<<<<

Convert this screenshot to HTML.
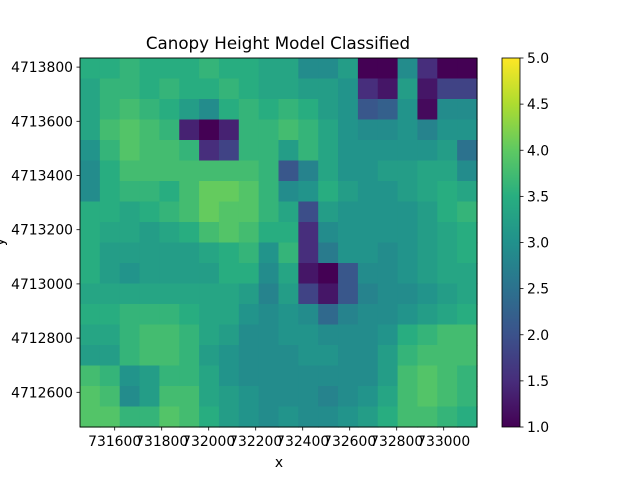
<!DOCTYPE html>
<html><head><meta charset="utf-8"><style>
body{margin:0;background:#fff;font-family:"Liberation Sans","DejaVu Sans",sans-serif}
svg text{font-family:"DejaVu Sans","Liberation Sans",sans-serif}
</style></head><body>
<svg id="c" width="640" height="480" xmlns="http://www.w3.org/2000/svg">
<defs><linearGradient id="vir" x1="0" y1="1" x2="0" y2="0">
<stop offset="0" stop-color="#440154"/><stop offset="0.125" stop-color="#472d7b"/><stop offset="0.25" stop-color="#3b528b"/><stop offset="0.375" stop-color="#2c728e"/><stop offset="0.5" stop-color="#21918c"/><stop offset="0.625" stop-color="#28ae80"/><stop offset="0.75" stop-color="#5ec962"/><stop offset="0.875" stop-color="#addc30"/><stop offset="1" stop-color="#fde725"/></linearGradient></defs>
<text x="278" y="49" font-size="16.7" text-anchor="middle">Canopy Height Model Classified</text>
<g id="cells"></g>
<rect x="80" y="58" width="397" height="369" fill="none" stroke="#000" stroke-width="0.9"/>
<g id="axes"></g>
<text x="279" y="467" font-size="13.9" text-anchor="middle">x</text>
<text x="4" y="242" font-size="13.9" text-anchor="middle" transform="rotate(-90 4 242)">y</text>
<rect x="502" y="58" width="18" height="369" fill="url(#vir)" stroke="#000" stroke-width="0.8"/>
<g id="cb"></g>
</svg>
<script>
const gridValues = [
[3.4,3.4,3.5,3.4,3.4,3.4,3.5,3.4,3.4,3.3,3.3,3.0,3.0,3.2,1.5,1.5,3.0,2.0,1.2,1.2],
[3.3,3.5,3.5,3.4,3.5,3.4,3.4,3.5,3.4,3.3,3.3,3.2,3.2,3.1,2.0,1.8,3.2,1.8,2.2,2.2],
[3.3,3.5,3.6,3.5,3.4,3.2,3.0,3.4,3.5,3.4,3.5,3.4,3.2,3.1,2.4,2.5,3.1,1.7,3.0,3.0],
[3.3,3.6,3.7,3.6,3.5,1.9,1.3,1.9,3.5,3.5,3.6,3.5,3.3,3.1,3.0,3.0,3.1,2.9,3.1,3.1],
[3.1,3.5,3.7,3.6,3.6,3.5,2.0,2.2,3.5,3.5,3.2,3.5,3.3,3.1,3.1,3.1,3.1,3.1,3.2,2.7],
[3.0,3.4,3.6,3.6,3.6,3.6,3.6,3.6,3.6,3.5,2.4,2.9,3.3,3.1,3.1,3.2,3.2,3.3,3.3,3.0],
[3.0,3.4,3.5,3.5,3.4,3.6,3.8,3.8,3.7,3.5,3.0,3.1,3.4,3.2,3.1,3.1,3.2,3.3,3.4,3.3],
[3.4,3.4,3.3,3.4,3.5,3.6,3.8,3.7,3.7,3.5,3.3,2.3,3.2,3.1,3.1,3.1,3.1,3.2,3.4,3.5],
[3.4,3.3,3.3,3.2,3.3,3.4,3.6,3.7,3.6,3.4,3.4,2.0,3.0,3.1,3.1,3.1,3.1,3.2,3.3,3.4],
[3.4,3.2,3.2,3.2,3.2,3.2,3.3,3.4,3.5,3.1,3.5,2.0,2.8,3.1,3.1,3.0,3.1,3.2,3.3,3.4],
[3.4,3.2,3.1,3.2,3.2,3.2,3.2,3.4,3.4,3.0,3.3,1.8,1.6,2.4,3.0,3.0,3.1,3.2,3.3,3.3],
[3.3,3.3,3.3,3.3,3.3,3.3,3.3,3.3,3.2,2.9,3.2,2.2,1.8,2.4,2.9,3.0,3.0,3.1,3.2,3.3],
[3.4,3.4,3.5,3.5,3.5,3.4,3.3,3.3,3.1,3.0,3.1,3.0,2.6,2.9,3.0,3.0,3.1,3.2,3.3,3.4],
[3.3,3.3,3.5,3.6,3.6,3.5,3.3,3.2,3.0,3.0,3.1,3.1,3.0,3.0,3.0,3.1,3.4,3.5,3.6,3.6],
[3.2,3.2,3.5,3.6,3.6,3.5,3.2,3.1,3.0,3.0,3.0,3.1,3.1,3.0,3.0,3.2,3.5,3.6,3.6,3.6],
[3.6,3.5,3.1,3.2,3.5,3.5,3.3,3.1,3.0,3.0,3.0,3.0,3.0,3.0,3.0,3.2,3.6,3.7,3.6,3.5],
[3.7,3.6,3.0,3.2,3.6,3.6,3.3,3.2,3.1,3.0,3.0,3.0,2.9,3.0,3.1,3.3,3.6,3.7,3.6,3.5],
[3.7,3.7,3.5,3.5,3.7,3.6,3.4,3.2,3.1,3.0,3.1,3.0,3.0,3.1,3.2,3.4,3.6,3.6,3.5,3.4]
];
const xTicks = [731600,731800,732000,732200,732400,732600,732800,733000];
const yTicks = [4712600,4712800,4713000,4713200,4713400,4713600,4713800];
const cbTicks = [1.0,1.5,2.0,2.5,3.0,3.5,4.0,4.5,5.0];
const NS="http://www.w3.org/2000/svg";
const X0=80,X1=477,Y0=58,Y1=427;
const xScale=v=>114.7+(v-731600)*0.235;
const yScale=v=>392.3-(v-4712600)*(54.2/200);
const cbScale=v=>427-(v-1)/4*369;
const stops=[[68,1,84],[71,45,123],[59,82,139],[44,114,142],[33,145,140],[40,174,128],[94,201,98],[173,220,48],[253,231,37]];
function vir(v){v=3.2+(v-3.2)*1.4;let t=Math.max(0,Math.min(1,(v-1)/4))*8;let i=Math.min(7,Math.floor(t)),f=t-i;const a=stops[i],b=stops[i+1];return `rgb(${a.map((c,k)=>Math.round(c+(b[k]-c)*f)).join(',')})`;}
function mk(tag,attrs,parent){const e=document.createElementNS(NS,tag);for(const k in attrs)e.setAttribute(k,attrs[k]);parent.appendChild(e);return e;}
const cells=document.getElementById('cells');
const rows=gridValues.length,cols=gridValues[0].length;
const cw=(X1-X0)/cols,ch=(Y1-Y0)/rows;
gridValues.forEach((row,j)=>row.forEach((v,i)=>{
 const r=mk('rect',{x:X0+i*cw,y:Y0+j*ch,width:cw+0.6,height:ch+0.6,fill:vir(v)},cells);
 
 
}));
const ax=document.getElementById('axes');
xTicks.forEach(t=>{const x=xScale(t);
 const l=mk('line',{x1:x,x2:x,y1:Y1,y2:Y1+3.5,stroke:'#000','stroke-width':0.8},ax);
 
 
 const s=mk('text',{x:x,y:Y1+19,'font-size':13.9,'text-anchor':'middle'},ax);s.textContent=t;
 
 
});
yTicks.forEach(t=>{const y=yScale(t);
 const l=mk('line',{x1:X0-3.5,x2:X0,y1:y,y2:y,stroke:'#000','stroke-width':0.8},ax);
 
 
 const s=mk('text',{x:X0-7,y:y+5,'font-size':13.9,'text-anchor':'end'},ax);s.textContent=t;
 
 
});
const cb=document.getElementById('cb');
cbTicks.forEach(t=>{const y=cbScale(t);
 const l=mk('line',{x1:520,x2:523.5,y1:y,y2:y,stroke:'#000','stroke-width':0.8},cb);
 
 
 const s=mk('text',{x:527,y:y+5,'font-size':13.9},cb);s.textContent=t.toFixed(1);
 
 
});
</script>
</body></html>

>>>>

## Goal
Repeat all the data as it stands, dropping any images it holds.

## Answer for this exercise
Convert this screenshot to HTML.
<!DOCTYPE html>
<html><head><meta charset="utf-8"><style>
body{margin:0;background:#fff;font-family:"Liberation Sans","DejaVu Sans",sans-serif}
svg text{font-family:"DejaVu Sans","Liberation Sans",sans-serif}
</style></head><body>
<svg id="c" width="640" height="480" xmlns="http://www.w3.org/2000/svg">
<defs><linearGradient id="vir" x1="0" y1="1" x2="0" y2="0">
<stop offset="0" stop-color="#440154"/><stop offset="0.125" stop-color="#472d7b"/><stop offset="0.25" stop-color="#3b528b"/><stop offset="0.375" stop-color="#2c728e"/><stop offset="0.5" stop-color="#21918c"/><stop offset="0.625" stop-color="#28ae80"/><stop offset="0.75" stop-color="#5ec962"/><stop offset="0.875" stop-color="#addc30"/><stop offset="1" stop-color="#fde725"/></linearGradient></defs>
<text x="278" y="49" font-size="16.7" text-anchor="middle">Canopy Height Model Classified</text>
<g id="cells"></g>
<rect x="80" y="58" width="397" height="369" fill="none" stroke="#000" stroke-width="0.9"/>
<g id="axes"></g>
<text x="279" y="467" font-size="13.9" text-anchor="middle">x</text>
<text x="4" y="242" font-size="13.9" text-anchor="middle" transform="rotate(-90 4 242)">y</text>
<rect x="502" y="58" width="18" height="369" fill="url(#vir)" stroke="#000" stroke-width="0.8"/>
<g id="cb"></g>
</svg>
<script>
const gridValues = [
[3.4,3.4,3.5,3.4,3.4,3.4,3.5,3.4,3.4,3.3,3.3,3.0,3.0,3.2,1.5,1.5,3.0,2.0,1.2,1.2],
[3.3,3.5,3.5,3.4,3.5,3.4,3.4,3.5,3.4,3.3,3.3,3.2,3.2,3.1,2.0,1.8,3.2,1.8,2.2,2.2],
[3.3,3.5,3.6,3.5,3.4,3.2,3.0,3.4,3.5,3.4,3.5,3.4,3.2,3.1,2.4,2.5,3.1,1.7,3.0,3.0],
[3.3,3.6,3.7,3.6,3.5,1.9,1.3,1.9,3.5,3.5,3.6,3.5,3.3,3.1,3.0,3.0,3.1,2.9,3.1,3.1],
[3.1,3.5,3.7,3.6,3.6,3.5,2.0,2.2,3.5,3.5,3.2,3.5,3.3,3.1,3.1,3.1,3.1,3.1,3.2,2.7],
[3.0,3.4,3.6,3.6,3.6,3.6,3.6,3.6,3.6,3.5,2.4,2.9,3.3,3.1,3.1,3.2,3.2,3.3,3.3,3.0],
[3.0,3.4,3.5,3.5,3.4,3.6,3.8,3.8,3.7,3.5,3.0,3.1,3.4,3.2,3.1,3.1,3.2,3.3,3.4,3.3],
[3.4,3.4,3.3,3.4,3.5,3.6,3.8,3.7,3.7,3.5,3.3,2.3,3.2,3.1,3.1,3.1,3.1,3.2,3.4,3.5],
[3.4,3.3,3.3,3.2,3.3,3.4,3.6,3.7,3.6,3.4,3.4,2.0,3.0,3.1,3.1,3.1,3.1,3.2,3.3,3.4],
[3.4,3.2,3.2,3.2,3.2,3.2,3.3,3.4,3.5,3.1,3.5,2.0,2.8,3.1,3.1,3.0,3.1,3.2,3.3,3.4],
[3.4,3.2,3.1,3.2,3.2,3.2,3.2,3.4,3.4,3.0,3.3,1.8,1.6,2.4,3.0,3.0,3.1,3.2,3.3,3.3],
[3.3,3.3,3.3,3.3,3.3,3.3,3.3,3.3,3.2,2.9,3.2,2.2,1.8,2.4,2.9,3.0,3.0,3.1,3.2,3.3],
[3.4,3.4,3.5,3.5,3.5,3.4,3.3,3.3,3.1,3.0,3.1,3.0,2.6,2.9,3.0,3.0,3.1,3.2,3.3,3.4],
[3.3,3.3,3.5,3.6,3.6,3.5,3.3,3.2,3.0,3.0,3.1,3.1,3.0,3.0,3.0,3.1,3.4,3.5,3.6,3.6],
[3.2,3.2,3.5,3.6,3.6,3.5,3.2,3.1,3.0,3.0,3.0,3.1,3.1,3.0,3.0,3.2,3.5,3.6,3.6,3.6],
[3.6,3.5,3.1,3.2,3.5,3.5,3.3,3.1,3.0,3.0,3.0,3.0,3.0,3.0,3.0,3.2,3.6,3.7,3.6,3.5],
[3.7,3.6,3.0,3.2,3.6,3.6,3.3,3.2,3.1,3.0,3.0,3.0,2.9,3.0,3.1,3.3,3.6,3.7,3.6,3.5],
[3.7,3.7,3.5,3.5,3.7,3.6,3.4,3.2,3.1,3.0,3.1,3.0,3.0,3.1,3.2,3.4,3.6,3.6,3.5,3.4]
];
const xTicks = [731600,731800,732000,732200,732400,732600,732800,733000];
const yTicks = [4712600,4712800,4713000,4713200,4713400,4713600,4713800];
const cbTicks = [1.0,1.5,2.0,2.5,3.0,3.5,4.0,4.5,5.0];
const NS="http://www.w3.org/2000/svg";
const X0=80,X1=477,Y0=58,Y1=427;
const xScale=v=>114.7+(v-731600)*0.235;
const yScale=v=>392.3-(v-4712600)*(54.2/200);
const cbScale=v=>427-(v-1)/4*369;
const stops=[[68,1,84],[71,45,123],[59,82,139],[44,114,142],[33,145,140],[40,174,128],[94,201,98],[173,220,48],[253,231,37]];
function vir(v){v=3.2+(v-3.2)*1.4;let t=Math.max(0,Math.min(1,(v-1)/4))*8;let i=Math.min(7,Math.floor(t)),f=t-i;const a=stops[i],b=stops[i+1];return `rgb(${a.map((c,k)=>Math.round(c+(b[k]-c)*f)).join(',')})`;}
function mk(tag,attrs,parent){const e=document.createElementNS(NS,tag);for(const k in attrs)e.setAttribute(k,attrs[k]);parent.appendChild(e);return e;}
const cells=document.getElementById('cells');
const rows=gridValues.length,cols=gridValues[0].length;
const cw=(X1-X0)/cols,ch=(Y1-Y0)/rows;
gridValues.forEach((row,j)=>row.forEach((v,i)=>{
 const r=mk('rect',{x:X0+i*cw,y:Y0+j*ch,width:cw+0.6,height:ch+0.6,fill:vir(v)},cells);
 
 
}));
const ax=document.getElementById('axes');
xTicks.forEach(t=>{const x=xScale(t);
 const l=mk('line',{x1:x,x2:x,y1:Y1,y2:Y1+3.5,stroke:'#000','stroke-width':0.8},ax);
 
 
 const s=mk('text',{x:x,y:Y1+19,'font-size':13.9,'text-anchor':'middle'},ax);s.textContent=t;
 
 
});
yTicks.forEach(t=>{const y=yScale(t);
 const l=mk('line',{x1:X0-3.5,x2:X0,y1:y,y2:y,stroke:'#000','stroke-width':0.8},ax);
 
 
 const s=mk('text',{x:X0-7,y:y+5,'font-size':13.9,'text-anchor':'end'},ax);s.textContent=t;
 
 
});
const cb=document.getElementById('cb');
cbTicks.forEach(t=>{const y=cbScale(t);
 const l=mk('line',{x1:520,x2:523.5,y1:y,y2:y,stroke:'#000','stroke-width':0.8},cb);
 
 
 const s=mk('text',{x:527,y:y+5,'font-size':13.9},cb);s.textContent=t.toFixed(1);
 
 
});
</script>
</body></html>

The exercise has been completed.